Ten aanzien van duurzaamheid is voor HOV In ’t Gooi gekozen voor de Aanpak Duurzaam GWW (www.duurzaamgww.nl). Samenwerking is naast speerpunt in het project ook het stokpaardje van Arend van Dijk: “Het is een integraal project, waarbij verschillende belangen in een totaaloplossing zijn gevat. We werken allemaal vanuit dat gedeelde projectbelang.” “Een heel bewuste keuze”, vervolgt Maarten Mulder. “We bundelen de verschillende opgaven en daar richten we ons op. Ik geloof er heilig in dat die manier van werken, waarbij de gezamenlijke opgave centraal staat, tot een beter resultaat leidt.”

‘Ik geloof er heilig in dat die manier van werken, waarbij de gezamenlijke opgave centraal staat, tot een beter resultaat leidt.’
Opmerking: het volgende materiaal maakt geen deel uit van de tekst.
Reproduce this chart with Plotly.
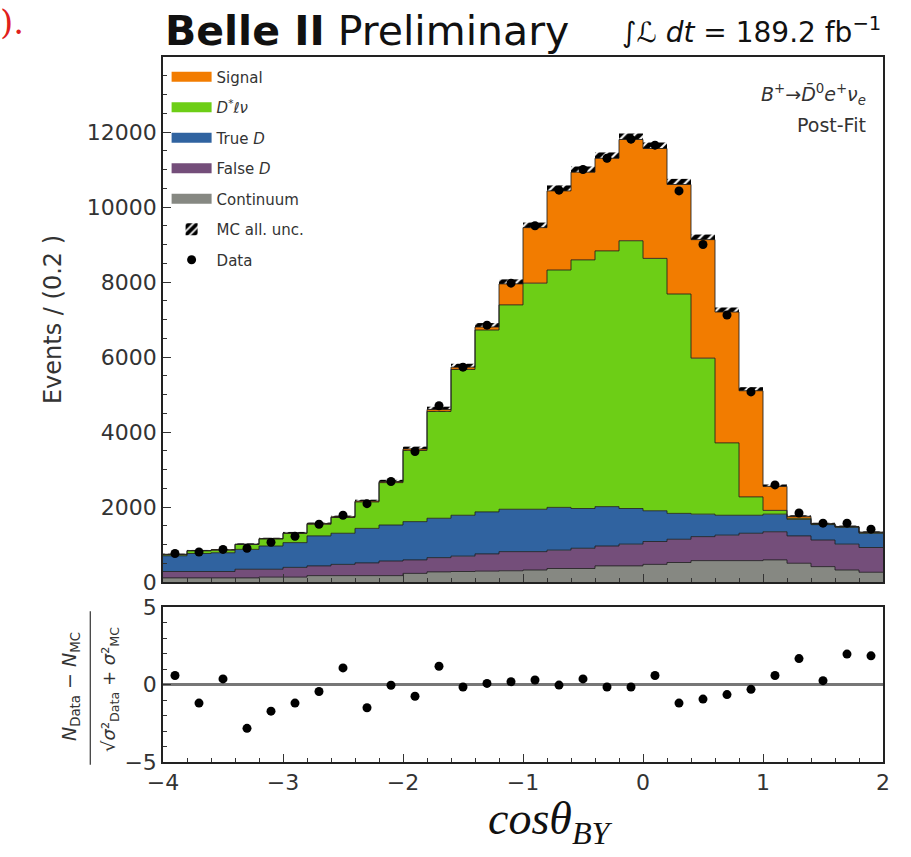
import plotly.graph_objects as go

# ---- data ----
bin_edges = [-4.0, -3.8, -3.6, -3.4, -3.2, -3.0, -2.8, -2.6, -2.4, -2.2, -2.0,
             -1.8, -1.6, -1.4, -1.2, -1.0, -0.8, -0.6, -0.4, -0.2, 0.0,
             0.2, 0.4, 0.6, 0.8, 1.0, 1.2, 1.4, 1.6, 1.8, 2.0]
bin_centers = [-3.9, -3.7, -3.5, -3.3, -3.1, -2.9, -2.7, -2.5, -2.3, -2.1,
               -1.9, -1.7, -1.5, -1.3, -1.1, -0.9, -0.7, -0.5, -0.3, -0.1,
               0.1, 0.3, 0.5, 0.7, 0.9, 1.1, 1.3, 1.5, 1.7, 1.9]

continuum = [110, 110, 110, 110, 130, 130, 170, 170, 170, 170, 230, 270, 280, 290, 300,
             320, 360, 360, 430, 430, 470, 520, 570, 570, 570, 590, 500, 410, 320, 260]
false_d = [170, 170, 170, 230, 210, 260, 260, 300, 340, 390, 360, 380, 410, 460, 510,
           490, 490, 540, 530, 580, 610, 620, 640, 680, 730, 750, 730, 710, 690, 660]
true_d = [420, 480, 500, 530, 620, 660, 800, 830, 920, 960, 1020, 1050, 1090, 1120, 1130,
          1130, 1140, 1060, 1050, 950, 820, 690, 600, 530, 480, 470, 440, 410, 450, 380]
dstar_lnu = [30, 70, 70, 130, 185, 245, 310, 420, 705, 1130, 1900, 2850, 3890, 4850, 5450,
             6030, 6330, 6630, 6820, 7140, 6730, 5850, 4160, 1930, 490, 100, 30, 15, 10, 15]
signal = [10, 10, 10, 10, 15, 15, 20, 20, 25, 30, 40, 50, 60, 80, 560,
          1480, 2110, 2340, 2470, 2700, 2930, 2920, 3160, 3490, 2830, 640, 50, 10, 10, 15]
mc_unc = [15, 15, 15, 20, 20, 25, 25, 30, 35, 45, 60, 75, 90, 105, 120,
          135, 145, 150, 155, 160, 160, 150, 135, 120, 95, 50, 30, 25, 25, 20]
data = [760, 800, 870, 900, 1060, 1220, 1540, 1780, 2090, 2680, 3480, 4700, 5730, 6850, 7970,
        9500, 10450, 11000, 11300, 11810, 11650, 10430, 9000, 7120, 5070, 2590, 1840, 1570, 1570, 1410]
pulls = [0.58, -1.2, 0.36, -2.83, -1.72, -1.2, -0.45, 1.07, -1.5, -0.05, -0.76, 1.18, -0.16, 0.07, 0.18,
         0.29, -0.04, 0.36, -0.16, -0.16, 0.58, -1.2, -0.94, -0.65, -0.31, 0.58, 1.67, 0.25, 1.96, 1.85]
y_ticks = [0, 2000, 4000, 6000, 8000, 10000, 12000]

components = [
    ("Continuum", continuum, "#868882", 5),
    ("False <i>D</i>", false_d, "#744E7A", 4),
    ("True <i>D</i>", true_d, "#3063A0", 3),
    ("<i>D</i><sup>*</sup><i>ℓν</i>", dstar_lnu, "#6DCE16", 2),
    ("Signal", signal, "#F27C00", 1),
]

fig = go.Figure()

cum = [0.0] * len(bin_centers)
first = True
for name, vals, color, rank in components:
    cum = [c + v for c, v in zip(cum, vals)]
    fig.add_trace(go.Scatter(
        x=bin_edges, y=cum + [cum[-1]], mode="lines", line_shape="hv",
        line=dict(color="rgba(30,30,30,0.85)", width=1),
        fill="tozeroy" if first else "tonexty", fillcolor=color,
        showlegend=False, xaxis="x", yaxis="y", hoverinfo="skip"))
    first = False
total = cum

# legend proxies (box-like swatches), added after the stack so fills are unaffected
for name, vals, color, rank in components:
    fig.add_trace(go.Scatter(
        x=[None], y=[None], mode="lines", line=dict(color=color, width=12),
        name=name, legendgroup=name, legendrank=rank, xaxis="x", yaxis="y"))

fig.add_trace(go.Bar(
    x=bin_centers, y=[2 * u for u in mc_unc], base=[t - u for t, u in zip(total, mc_unc)],
    width=0.2, marker=dict(color="rgba(0,0,0,0)", line=dict(width=0),
                           pattern=dict(shape="/", fgcolor="#000000", fgopacity=1,
                                        bgcolor="rgba(0,0,0,0)", size=7, solidity=0.7)),
    name="MC all. unc.", legendgroup="unc", legendrank=6, xaxis="x", yaxis="y"))

fig.add_trace(go.Scatter(
    x=bin_centers, y=data, mode="markers",
    marker=dict(color="black", size=9),
    error_y=dict(type="data", array=[v ** 0.5 for v in data], thickness=1.5, width=0, color="black"),
    name="Data", legendgroup="data", legendrank=7, xaxis="x", yaxis="y"))

fig.add_trace(go.Scatter(
    x=bin_centers, y=pulls, mode="markers", marker=dict(color="black", size=9),
    showlegend=False, xaxis="x2", yaxis="y2"))

tickfont = dict(family="DejaVu Sans", size=22, color="#333")
axis_common = dict(showline=True, linecolor="#222", linewidth=1.5, mirror=True,
                   ticks="inside", tickcolor="#333", ticklen=8, tickwidth=1,
                   showgrid=False, zeroline=False, tickfont=tickfont)

main_bottom = 180 / 705
ratio_top = 155 / 705

fig.update_layout(
    width=911, height=857,
    margin=dict(l=163, r=28, t=57, b=95),
    paper_bgcolor="white", plot_bgcolor="white",
    barmode="overlay",
    font=dict(family="DejaVu Sans", color="#333"),
    xaxis=dict(domain=[0, 1], anchor="y", range=[-4, 2], dtick=1, showticklabels=False,
               matches="x2", minor=dict(dtick=0.2, ticklen=4, ticks="inside", tickcolor="#333"),
               **axis_common),
    yaxis=dict(domain=[main_bottom, 1], anchor="x", range=[0, 14000], tickvals=y_ticks,
               tickformat="d",
               minor=dict(dtick=500, ticklen=4, ticks="inside", tickcolor="#333"),
               title=dict(text="Events / (0.2 )", font=dict(size=24, color="#333"), standoff=18),
               **axis_common),
    xaxis2=dict(domain=[0, 1], anchor="y2", range=[-4, 2], dtick=1,
                minor=dict(dtick=0.2, ticklen=4, ticks="inside", tickcolor="#333"),
                **axis_common),
    yaxis2=dict(domain=[0, ratio_top], anchor="x2", range=[-5, 5], tickvals=[-5, 0, 5],
                minor=dict(dtick=1, ticklen=4, ticks="inside", tickcolor="#333"),
                **axis_common),
    legend=dict(x=0.005, y=0.995, xanchor="left", yanchor="top", bgcolor="rgba(0,0,0,0)",
                font=dict(family="DejaVu Sans", size=15, color="#333"),
                tracegroupgap=8, itemwidth=40),
    showlegend=True,
)

fig.add_shape(type="line", xref="x2 domain", yref="y2", x0=0, x1=1, y0=0, y1=0,
              line=dict(color="#777", width=3), layer="below")

# fraction bar for the pull axis title
fig.add_shape(type="line", xref="paper", yref="paper", x0=-0.101, x1=-0.101,
              y0=-0.004, y1=0.214, line=dict(color="#333", width=1.2))

ann = [
    dict(text="<b>Belle II</b> Preliminary", x=0.0, y=(762 - 31) / 705, xanchor="left",
         yanchor="middle", font=dict(family="DejaVu Sans", size=41, color="#111")),
    dict(text="∫<i>ℒ dt</i> = 189.2 fb<sup>−1</sup>", x=1.0, y=(762 - 31) / 705, xanchor="right",
         yanchor="middle", font=dict(family="DejaVu Sans", size=28, color="#111")),
    dict(text="<i>B</i><sup>+</sup>→<i>D̄</i><sup>0</sup><i>e</i><sup>+</sup><i>ν</i><sub><i>e</i></sub>",
         x=0.979, y=(762 - 95) / 705, xanchor="right", yanchor="middle",
         font=dict(family="DejaVu Sans", size=19, color="#333")),
    dict(text="Post-Fit", x=0.979, y=(762 - 125) / 705, xanchor="right", yanchor="middle",
         font=dict(family="DejaVu Sans", size=19, color="#333")),
    dict(text="<i>cosθ</i><sub><i>BY</i></sub>", x=(550 - 163) / 720, y=(762 - 822) / 705,
         xanchor="center", yanchor="middle",
         font=dict(family="Liberation Serif", size=46, color="#111")),
    dict(text="<i>N</i><sub>Data</sub> − <i>N</i><sub>MC</sub>", x=(70 - 163) / 720,
         y=(762 - 686) / 705, xanchor="center", yanchor="middle", textangle=-90,
         font=dict(family="DejaVu Sans", size=19, color="#333")),
    dict(text="√<i>σ</i>²<sub>Data</sub> + <i>σ</i>²<sub>MC</sub>", x=(110 - 163) / 720,
         y=(762 - 690) / 705, xanchor="center", yanchor="middle", textangle=-90,
         font=dict(family="DejaVu Sans", size=18, color="#333")),
    dict(text=").", x=(12 - 163) / 720, y=(762 - 22) / 705, xanchor="center", yanchor="middle",
         font=dict(family="DejaVu Serif", size=34, color="#e0201b")),
]
for a in ann:
    a.update(xref="paper", yref="paper", showarrow=False)
    fig.add_annotation(**a)

fig.write_html("out.html")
De integrale aanpak heeft in de praktijk al vruchten afgeworpen. Nadat er als gevolg van bezwaarprocedures een vertraging van acht maanden was opgelopen, konden projectleiding en aannemer in enkele weken een oplossing uitwerken die verdere vertraging voorkwam. Arend van Dijk over de integrale aanpak: “We hebben elkaar gevonden in het niet-opknippen van de verschillende werkzaamheden. We hebben één projectorganisatie met één projectverantwoordelijke, waarbinnen alle betrokken partijen verantwoordelijkheid dragen en een bijdrage leveren aan de realisatie van het project.” Maarten Mulder vult aan: “In de voorbereidende fase hebben we veel kennis opgehaald bij andere projecten. Dat heeft ons veel gebracht en daar plukken we nu de vruchten van. Met de dubbellaagse oplossing en de invulling van het omgevingsmanagement hebben we iets neergezet waar we trots op zijn en dat willen we op onze beurt ook weer met anderen delen.”

Uitvoering

Na zeven jaar voorbereiding, waaronder omvangrijke verleggingen van kabels en leidingen (zie kader) kan de aanleg van de onderdoorgang van start. Omdat de spoorwegkruising op de Oosterengweg volledig moet worden afgesloten, begint BAM Rail in september 2019 met de aanleg van een tijdelijke overweg voor fietsers en nood- en huldiensten. Voor het autoverkeer is een complex verkeersplan ontwikkeld, waarmee Hilversum bereikbaar moet blijven gedurende de twee jaar tot de opening van de onderdoorgang. In april 2020 start BAM Infra met de realisatie van de onderdoorgang Oosterengweg.